Sunday, December 30, 2007

8 Years of Grade School? No one room school house, hopefully

Across the country, school districts are considering returning to the older concept of school promotion: a K-8 school based around the one teacher model followed by 9-12 high school, instead of using middle schools for grades 6-8 where kids get used to going to separate classes with different teachers by subject matter.

Until the 1980s, many school systems had junior high schools, which covered grades 7-9. (I remember a sixth grade teacher telling the class that she had to “recommend you to junior high school”.) In the 1980s, the concept of “middle school” developed and was supposed to ease the transition by keeping students together with more or less the same teachers. In practice, many schools started with “sixth grade halls” but by seventh grade expected students to become much more independent in going between classes.

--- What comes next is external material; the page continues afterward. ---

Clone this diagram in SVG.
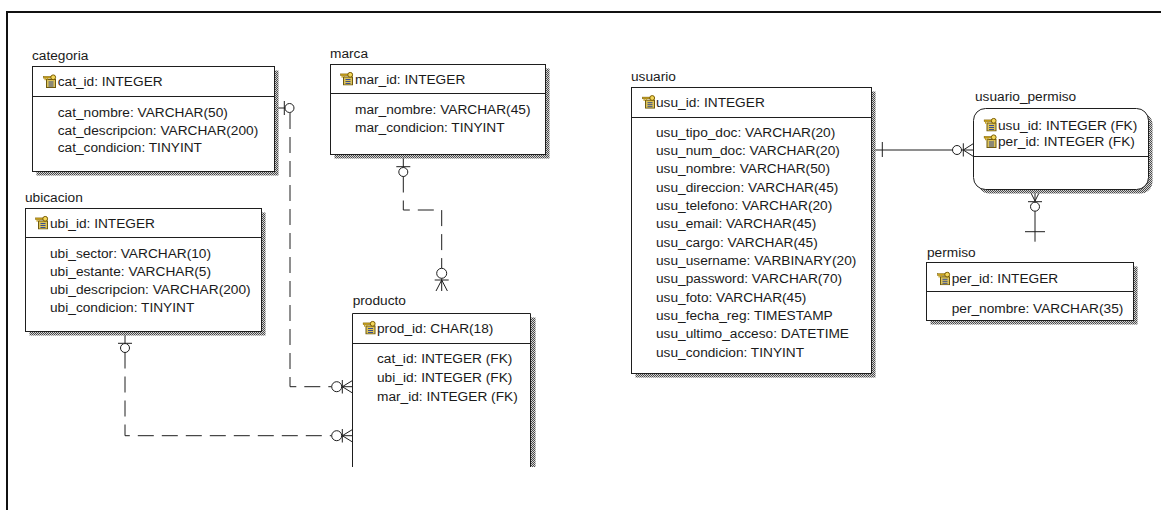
<svg xmlns="http://www.w3.org/2000/svg" xmlns:xlink="http://www.w3.org/1999/xlink" width="1161" height="510" viewBox="0 0 1161 510">
<style>
.box{fill:#fff;stroke:#1e1e1e;stroke-width:1}
.sh{fill:url(#hatch);stroke:none}
.sep{stroke:#1e1e1e;stroke-width:1;fill:none}
.t{font-family:"Liberation Sans",Arial,sans-serif;font-size:13.7px;fill:#1a1a1a}
.ln{stroke:#1e1e1e;stroke-width:1;fill:none}
.dash{stroke-dasharray:16 8}
.cir{fill:#fff;stroke:#1e1e1e;stroke-width:1}
</style>
<defs>
<pattern id="hatch" width="2" height="2" patternUnits="userSpaceOnUse">
<rect width="2" height="2" fill="#d4d4d4"/>
<rect width="1" height="1" fill="#4a4a4a"/>
<rect x="1" y="1" width="1" height="1" fill="#4a4a4a"/>
</pattern>
<symbol id="key" viewBox="0 0 14 14">
<rect x="3.5" y="5.5" width="9" height="8" fill="#dcc35a" stroke="#6e5a10"/>
<line x1="5.5" y1="8" x2="10.5" y2="8" stroke="#3b4f8f"/>
<line x1="5.5" y1="10" x2="10.5" y2="10" stroke="#3b4f8f"/>
<line x1="5.5" y1="12" x2="10.5" y2="12" stroke="#3b4f8f"/>
<rect x="0.5" y="2.4" width="7.5" height="1.7" fill="#c9a21a" stroke="#7a5c00" stroke-width="0.5"/>
<rect x="1.5" y="4" width="1.3" height="2.2" fill="#c9a21a"/>
<rect x="3.8" y="4" width="1.3" height="1.6" fill="#c9a21a"/>
<circle cx="10.2" cy="3.3" r="2.4" fill="#f3d75a" stroke="#7a5c00" stroke-width="1"/>
</symbol>
</defs>
<rect width="1161" height="510" fill="#fff"/>
<path d="M7,510 V12 H1161" fill="none" stroke="#111" stroke-width="2"/>

<g id="connectors">
<!-- categoria - producto -->
<path class="ln" d="M274.5,108 H285"/>
<line class="ln" x1="284.3" y1="101" x2="284.3" y2="115"/>
<circle class="cir" cx="289.5" cy="108" r="4.5"/>
<path class="ln dash" d="M290,113 V386.7 H331.7"/>
<circle class="cir" cx="336.7" cy="386.7" r="5"/>
<path class="ln" d="M341.7,386.7 H352.5 M342.3,380 V393.5 M342.3,386.7 L352.5,380.5 M342.3,386.7 L352.5,393"/>
<!-- ubicacion - producto -->
<path class="ln" d="M125,331.5 V343.5 M118,343.3 H132"/>
<circle class="cir" cx="125" cy="348" r="4.5"/>
<path class="ln dash" d="M125,352.5 V435.7 H331.7"/>
<circle class="cir" cx="336.7" cy="435.7" r="5"/>
<path class="ln" d="M341.7,435.7 H352.5 M342.3,429 V442.5 M342.3,435.7 L352.5,429.5 M342.3,435.7 L352.5,442"/>
<!-- marca - producto -->
<path class="ln" d="M403.3,154.5 V167.5 M396.3,166.7 H410.3"/>
<circle class="cir" cx="403.3" cy="172" r="4.5"/>
<path class="ln dash" d="M403.3,176.5 V210 H441.7 V268.3"/>
<circle class="cir" cx="441.7" cy="273.3" r="5"/>
<path class="ln" d="M441.7,278.3 V291 M434.7,280 H448.7 M441.7,280 L436,291 M441.7,280 L447.4,291"/>
<!-- usuario - usuario_permiso -->
<path class="ln" d="M871.5,150 H952.5 M882.3,142 V157"/>
<circle class="cir" cx="957" cy="150" r="4.5"/>
<path class="ln" d="M961.5,150 H973.5 M963.3,143.3 V156.5 M963.3,150 L973.5,143.5 M963.3,150 L973.5,156.5"/>
<!-- usuario_permiso - permiso -->
<path class="ln" d="M1035,189.5 V202 M1035,201 L1029.5,190 M1035,201 L1040.5,190 M1028,201.7 H1042"/>
<circle class="cir" cx="1035" cy="206.7" r="4.5"/>
<path class="ln" d="M1035,211.2 V241.7 M1025,231.7 H1045"/>
</g>

<g id="categoria">
<rect class="sh" x="36.5" y="70.5" width="242" height="105"/>
<rect class="box" x="32.5" y="66.5" width="242" height="105"/>
<line class="sep" x1="32.5" y1="96.5" x2="274.5" y2="96.5"/>
<text class="t" x="32" y="60">categoria</text>
<use xlink:href="#key" x="43" y="74" width="14" height="14"/>
<text class="t" x="57.7" y="86">cat_id: INTEGER</text>
<text class="t" x="57.7" y="116.5">cat_nombre: VARCHAR(50)</text>
<text class="t" x="57.7" y="134.5">cat_descripcion: VARCHAR(200)</text>
<text class="t" x="57.7" y="152.3">cat_condicion: TINYINT</text>
</g>

<g id="marca">
<rect class="sh" x="334.5" y="68.5" width="215" height="90"/>
<rect class="box" x="330.5" y="64.5" width="215" height="90"/>
<line class="sep" x1="330.5" y1="93.5" x2="545.5" y2="93.5"/>
<text class="t" x="330" y="57.5">marca</text>
<use xlink:href="#key" x="340" y="71.5" width="14" height="14"/>
<text class="t" x="355" y="83.5">mar_id: INTEGER</text>
<text class="t" x="355" y="114">mar_nombre: VARCHAR(45)</text>
<text class="t" x="355" y="131.7">mar_condicion: TINYINT</text>
</g>

<g id="ubicacion">
<rect class="sh" x="29.5" y="212.5" width="236" height="123"/>
<rect class="box" x="25.5" y="208.5" width="236" height="123"/>
<line class="sep" x1="25.5" y1="237.5" x2="261.5" y2="237.5"/>
<text class="t" x="25" y="201.5">ubicacion</text>
<use xlink:href="#key" x="35" y="215.5" width="14" height="14"/>
<text class="t" x="50" y="227.5">ubi_id: INTEGER</text>
<text class="t" x="50" y="258.3">ubi_sector: VARCHAR(10)</text>
<text class="t" x="50" y="276">ubi_estante: VARCHAR(5)</text>
<text class="t" x="50" y="293.7">ubi_descripcion: VARCHAR(200)</text>
<text class="t" x="50" y="311.5">ubi_condicion: TINYINT</text>
</g>

<g id="producto">
<rect class="sh" x="530.5" y="317.5" width="5" height="149.5"/>
<path d="M352.5,467 V313.5 H530.5 V467" fill="#fff" stroke="#1e1e1e" stroke-width="1"/>
<line class="sep" x1="352.5" y1="343.5" x2="530.5" y2="343.5"/>
<text class="t" x="352.7" y="305">producto</text>
<use xlink:href="#key" x="362.5" y="320.5" width="14" height="14"/>
<text class="t" x="377" y="332.7">prod_id: CHAR(18)</text>
<text class="t" x="377" y="362.7">cat_id: INTEGER (FK)</text>
<text class="t" x="377" y="382">ubi_id: INTEGER (FK)</text>
<text class="t" x="377" y="400.5">mar_id: INTEGER (FK)</text>
</g>

<g id="usuario">
<rect class="sh" x="635.5" y="91.5" width="240" height="286"/>
<rect class="box" x="631.5" y="87.5" width="240" height="286"/>
<line class="sep" x1="631.5" y1="117.5" x2="871.5" y2="117.5"/>
<text class="t" x="631" y="80.5">usuario</text>
<use xlink:href="#key" x="642" y="94.7" width="14" height="14"/>
<text class="t" x="656" y="106.7">usu_id: INTEGER</text>
<text class="t" x="656" y="136.7">usu_tipo_doc: VARCHAR(20)</text>
<text class="t" x="656" y="155">usu_num_doc: VARCHAR(20)</text>
<text class="t" x="656" y="173.4">usu_nombre: VARCHAR(50)</text>
<text class="t" x="656" y="191.7">usu_direccion: VARCHAR(45)</text>
<text class="t" x="656" y="210">usu_telefono: VARCHAR(20)</text>
<text class="t" x="656" y="228.4">usu_email: VARCHAR(45)</text>
<text class="t" x="656" y="246.7">usu_cargo: VARCHAR(45)</text>
<text class="t" x="656" y="265">usu_username: VARBINARY(20)</text>
<text class="t" x="656" y="283.4">usu_password: VARCHAR(70)</text>
<text class="t" x="656" y="301.7">usu_foto: VARCHAR(45)</text>
<text class="t" x="656" y="320">usu_fecha_reg: TIMESTAMP</text>
<text class="t" x="656" y="338.4">usu_ultimo_acceso: DATETIME</text>
<text class="t" x="656" y="356.7">usu_condicion: TINYINT</text>
</g>

<g id="usuario_permiso">
<rect class="sh" x="977.5" y="112.5" width="175" height="81" rx="12"/>
<rect class="box" x="973.5" y="108.5" width="175" height="81" rx="12"/>
<line class="sep" x1="973.5" y1="156.5" x2="1148.5" y2="156.5"/>
<text class="t" x="975" y="101">usuario_permiso</text>
<use xlink:href="#key" x="983.5" y="117.5" width="14" height="14"/>
<text class="t" x="998" y="129.5">usu_id: INTEGER (FK)</text>
<use xlink:href="#key" x="983.5" y="134" width="14" height="14"/>
<text class="t" x="998" y="146.3">per_id: INTEGER (FK)</text>
</g>

<g id="permiso">
<rect class="sh" x="930.5" y="266.5" width="207" height="58"/>
<rect class="box" x="926.5" y="262.5" width="207" height="58"/>
<line class="sep" x1="926.5" y1="291.5" x2="1133.5" y2="291.5"/>
<text class="t" x="927" y="256.5">permiso</text>
<use xlink:href="#key" x="937" y="271.3" width="14" height="14"/>
<text class="t" x="951.7" y="283.3">per_id: INTEGER</text>
<text class="t" x="951.7" y="313.3">per_nombre: VARCHAR(35)</text>
</g>
</svg>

The Washington Post story today (Dec. 30) in the Metro Section, p C1, by V. Dion Haynes, is “D.C. Mulls A Return to Pre-K8 Schools: Proposal Worries Parents, Teachers,” here The story indicates that sometimes switching back to K8 (often favored by Catholic schools) has raised test scores, but in some cases (in poorer neighborhoods) the presence of older kids in elementary schools proves disruptive.

When I went to “junior high school” the institution of homeroom helped. Middle schools have kept that (they call it the TA in Arlington). That continued in high school in my day, and homeroom met on almost half the days. We had the same homeroom teacher and section number for three years. That seems to have been dropped. Final exams started in high school – tenth grade in my day, and lasted for three hours, and counted 20% of the final grade. Physical education was mandatory except for twelfth grade. Swimming was not included then, but today it is often mandatory, as it was in college.

One practice at Swanson Junior High (and today, in my experience as a sub, I can say that Swanson is the best middle school in Arlington) in the 50s was grouping English and social studies together as "general education" (that is, "humanities") for two consecutive periods with one teacher (and one letter grade).

The Washington Times today has an op-ed by Betsy Hart, “Driving Anxieties,” that quotes Allstate studies that claim that driver ed courses are often ineffective in younger students because, no matter how good they are, their brains are wired to take risks and not calculate consequences. Yet, in my life, I’ve known of teens who never took unwarranted chances when driving. Some people (within either gender) are naturally much more aggressive than others.

For teachers, the extreme range of student maturity at any age is bewildering. It is complicated by the fact that girls mature sooner than boys, who start catching up in early teen (or “tween”) years. The brain is not fully grown (or “pruned” – the pruning process is particularly important to nurture athletic, musical or artistic gifts) to age 25, they say, and some boys don’t even reach their adult heights until age 19 or even 20. Another controversy is gender-separated education, which hardly seems to prepare people for a global, competitive, and mostly gender neutral workplace, but which does facilitate concentration.

All of this weighs on the minds of people who decide to become educators. I talked in detail about this in July, particularly, here, especially with they July 25 issue (on discipline problems with “middle school kids”). It’s hard to be a master of the content and an involved role model, involved in para-parenting the next generation, at the same time.

Picture: University of the District of Columbia. The National Bureau of Standards, where I had my first job in 1963, used to be on this property at Conn. Ave and Van Ness St, in NW Washington. It was known as Federal City College for a while after NBS moved to Gaithersburg, MD.